Gov’t intensifies free contraceptives drive
President Duterte on Monday ordered government agencies to ensure free access to contraceptives for 6 million poor women, in a move expected to be opposed by the Catholic Church and prolife groups.
Socioeconomic Planning Secretary Ernesto Pernia said Executive Order No. 12 was intended to implement the Responsible Parenthood and Reproductive Health Law, or RH Law, which is important to reduce poverty.
He said the government’s target was to cut the poverty rate from 21.6 percent in 2015 to 14 percent or 13 percent by the end of Mr. Duterte’s term in 2022.
“All women of reproductive age should be able to achieve their desired family size, their de- sired number of children rather than having more children than they want or they can afford and provide for adequately, and that is exactly the essence of the Responsible Parenthood and Reproductive Health Law,” Pernia said at a press briefing in Malacañang.
Mr. Duterte issued the order despite a restraining order from the Supreme Court stopping the government from procuring and distributing contraceptives.
The high court order has limited the implementation of the RH Law, Pernia said.
Under EO 12, the Department of Health (DOH), the Commission on Population and the Department of the Interior and Local Government will work with local governments for the provision of contraceptives and family planning services.
The local governments, according to the EO, should look for couples and individuals who want to limit the size of their family but cannot afford contraceptives and provide them with what they need.
The local governments, it said, can team up with nonprofit organizations and private groups in order to provide family planning services.

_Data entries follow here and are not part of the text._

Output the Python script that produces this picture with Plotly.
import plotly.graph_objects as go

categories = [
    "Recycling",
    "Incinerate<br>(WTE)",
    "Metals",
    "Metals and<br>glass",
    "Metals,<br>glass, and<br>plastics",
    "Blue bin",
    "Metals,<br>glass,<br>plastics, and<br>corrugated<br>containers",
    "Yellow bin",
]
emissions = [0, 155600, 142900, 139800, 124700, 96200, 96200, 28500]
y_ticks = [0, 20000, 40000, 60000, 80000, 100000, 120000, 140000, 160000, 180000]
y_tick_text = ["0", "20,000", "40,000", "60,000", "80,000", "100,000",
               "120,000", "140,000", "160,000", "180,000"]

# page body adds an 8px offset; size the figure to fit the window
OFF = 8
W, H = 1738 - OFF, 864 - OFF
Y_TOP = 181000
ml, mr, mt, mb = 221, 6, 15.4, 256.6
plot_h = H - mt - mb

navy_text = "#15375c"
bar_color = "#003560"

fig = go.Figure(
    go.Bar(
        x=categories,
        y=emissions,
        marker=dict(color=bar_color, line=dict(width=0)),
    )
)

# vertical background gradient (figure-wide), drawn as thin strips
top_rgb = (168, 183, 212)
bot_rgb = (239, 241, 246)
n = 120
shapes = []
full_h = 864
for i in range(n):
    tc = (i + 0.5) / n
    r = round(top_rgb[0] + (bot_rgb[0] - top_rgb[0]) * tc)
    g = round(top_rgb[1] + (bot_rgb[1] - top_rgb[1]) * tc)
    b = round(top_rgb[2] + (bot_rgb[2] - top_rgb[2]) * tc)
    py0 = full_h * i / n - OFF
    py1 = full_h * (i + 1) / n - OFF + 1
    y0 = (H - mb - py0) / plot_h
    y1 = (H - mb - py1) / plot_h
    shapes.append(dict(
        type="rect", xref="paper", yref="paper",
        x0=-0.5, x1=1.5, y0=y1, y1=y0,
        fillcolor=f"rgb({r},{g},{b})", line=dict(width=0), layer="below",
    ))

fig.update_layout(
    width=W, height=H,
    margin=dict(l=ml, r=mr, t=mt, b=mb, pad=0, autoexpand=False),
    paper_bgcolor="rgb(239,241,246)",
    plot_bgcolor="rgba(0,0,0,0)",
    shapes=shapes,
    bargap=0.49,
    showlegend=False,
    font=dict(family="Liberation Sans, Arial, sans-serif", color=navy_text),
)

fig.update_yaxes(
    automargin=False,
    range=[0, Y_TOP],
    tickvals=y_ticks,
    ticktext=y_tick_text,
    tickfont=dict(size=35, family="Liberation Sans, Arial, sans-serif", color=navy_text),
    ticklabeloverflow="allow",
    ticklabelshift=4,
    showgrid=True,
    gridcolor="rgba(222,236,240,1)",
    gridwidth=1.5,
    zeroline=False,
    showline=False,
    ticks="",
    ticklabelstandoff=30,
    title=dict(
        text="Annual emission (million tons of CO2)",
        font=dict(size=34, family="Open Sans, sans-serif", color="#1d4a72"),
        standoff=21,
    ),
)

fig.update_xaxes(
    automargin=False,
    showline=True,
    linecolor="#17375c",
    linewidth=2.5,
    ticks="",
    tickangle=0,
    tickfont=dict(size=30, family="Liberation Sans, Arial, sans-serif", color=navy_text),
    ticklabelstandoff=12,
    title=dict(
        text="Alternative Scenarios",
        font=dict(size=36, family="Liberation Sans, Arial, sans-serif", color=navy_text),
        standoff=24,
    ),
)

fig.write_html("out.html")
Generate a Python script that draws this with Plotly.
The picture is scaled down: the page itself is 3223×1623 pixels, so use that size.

They should also conduct community-based “demand generation and referral activities” to see to it that quality modern family planning information and services are available.
The DOH will review the gaps in the implementation of the RH Law and issue orders and guidelines needed to support local governments and civil society organizations in ensuring the availability of contraceptives and family planning services.
Other government agencies were ordered to support EO 12. Commission on Population Executive Director Juan Antonio Perez III said the EO would not be contrary to the Supreme Court temporary restraining order because the court order covered only subdermal implants and not other contraceptives, at least for now.
But if the court order would remain in place in the next three to four years, the licenses for other contraceptives would expire and the government would not be able to provide them, Perez said.
“Unless the Supreme Court lifts the [temporary restraining order], the government will be left with methods like tubal ligation, vasectomy and the natural family planning methods. So the modern methods, which we call ‘artificial methods,’ might have problems,” he said.